Up to 6 relays. (Set by a constant so trivial to increase)
Relay channel can force another relay channel to activate. Useful as most
booster pumps require the filter pump to be on before booster is activated.
Up to 4 temperature probes. (Set by constant so trival to increase, Hardware limits to 7 analog channels though.)
Temperature probes can be either 10K or 50K thermistors.
10K thermistors are pretty standard for pool probes and I had a bunch of 50K Vishay
thermistors for extra temperature probes. But if you have other thermistors, just
add an entry with the thermistors constants into the table.
Any relay can be activated if a freeze condition is detected.

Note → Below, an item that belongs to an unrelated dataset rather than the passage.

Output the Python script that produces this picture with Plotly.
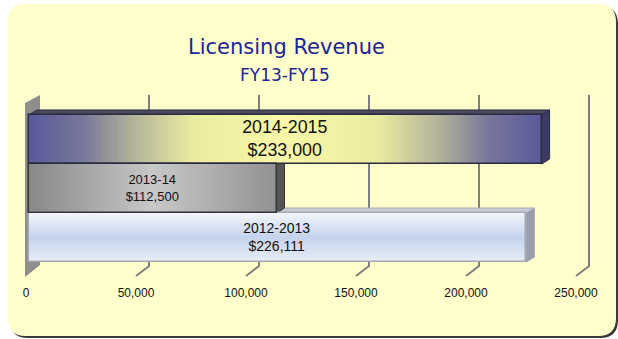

The program runs all the time as a daemon, and is started in the rc.local
on the beaglebone. I also discovered an even cheaper version of the beaglebone
called a beaglebone green(BBG), which drops the HDMI output. I opted to go with this
even more barebones version since I did not need HDMI. From bone scratch, I did the
following to the BBG.
Setup my wireless network using wicd-curses. Initial login is via
hard wired ethernet port.
Add the line CAPE="cape-bone-iio" to capemgr.sh in /etc/init.d.
This sets up analog.
In rc.local change #!/bin/sh -e to #!/bin/sh +e to ignore errors
In rc.local add echo 41 > /sys/class/gpio/export to make a gpio pin available. In my
case, I made a total of 6 pins available.
In rc.local add echo none > /sys/class/leds/beaglebone\:green\:usr1/trigger to make
led usr1 available for program use. In my case I setup led1 and led2 for program use.
In /etc fix localtime with a symlink to /usr/share/zoneinfo/??? wherever you are located.
Turn off any services you are not going to need. In my case I disabled apache, cloud9,
avahi, bluetooth, xrdp and jekyll-autorun. I also uninstalled some stuff that is not used
to free up some space. Probably unnecessary as the controller does not write anything
I also tweaked up the cron.* directories to eliminate any unnecessary stuff and added
a script to update a file called /etc/timestamp with the date once per day. I also tweaked up
the way the BBG sets up the time to query a machine on my network for the current date/time.
The setting is located in the file /etc/default/ntpdate.
Because the BBG does not have a real time clock, setting up the way it handles the date is
a little more important. Note the C program waits a bit as it is started before the BBG
has established the correct time, as rc.local is fired before the BBG has joined the network.